Despite her wonderful sense of humor, my mother is not necessarily funny herself. She did try to tell me a joke once, though. I was in college, and I came back to my dorm room one day to find the red light on my answering machine blinking. It was Mom, and she was just calling to check in. Then she had a little Shecky Greene moment: “Oh, I heard a joke the other day. Are you ready?” Then she actually paused, as if giving me time to steel myself. “All right, so here goes. What is the difference between a Jewish mother and a pit bull?” Pause. “No answer?” (I love that she actually said that.) “The pit bull eventually lets go. (pause) I heard it's cold up there. When you go to class, bring a jacket.” The “bring a jacket” part gets me every time. She's very liberal and forward-thinking, but every so often the Yenta fairy visits her and I get nuggets of wisdom like: “I'm cold. Go put on a sweater.” “You're not hungry. Have a piece of fruit.” “You haven't eaten a vegetable in three days. Wine doesn't count.

Who do you think you are, Stevie Nicks?” She cannot hold a candle to her grandmother, though. A wonderful, smart woman, my great-grandmother, known as Mimi, was the Queen of Long Distance Guilt. Before the days of email, I would write her actual letters, which she greatly enjoyed. Once, when I was in college, I went about six months without writing. When I finally sent her a letter, I received a quick response. While I don't remember the whole content of her letter, I do remember the opening line: Dear Jenny, I'm so glad to finally have heard from you. I thought maybe you had forgotten about me... I literally had to sit down. When I was still living with my folks, Mimi, my grandmother, and my aunt came to visit. Along with Mom, they congregated in the dining room one afternoon, looking at pictures and catching up. I walked in, looked around, and realized that I was in the presence of three generations of Jewish mothers. I was not prepared. I put down the pot of tea I was carrying and backed slowly out of the room.

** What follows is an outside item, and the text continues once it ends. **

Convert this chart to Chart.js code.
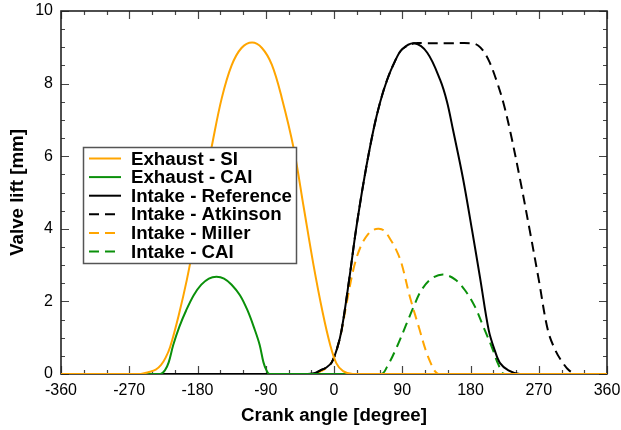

I went downstairs to find my (gentile) father watching TV. He took one look at me and said, “Yeah. I know.” I tried to come up with a witty comment, but none was forthcoming. So I just looked at him and said, “Hey, Dad...a guy walks into a psychiatrist's office with a duck on his head...” As an adult, I've made it a mission to make my Mom laugh at least once every time I speak to her. She lives thousands of miles away now, so the opportunities are fewer. But I still try. A loving, supportive mother who becomes a momma tiger when one of her children has been wronged or slighted, she deserves it. I love her dearly. She still can't tell a joke, though.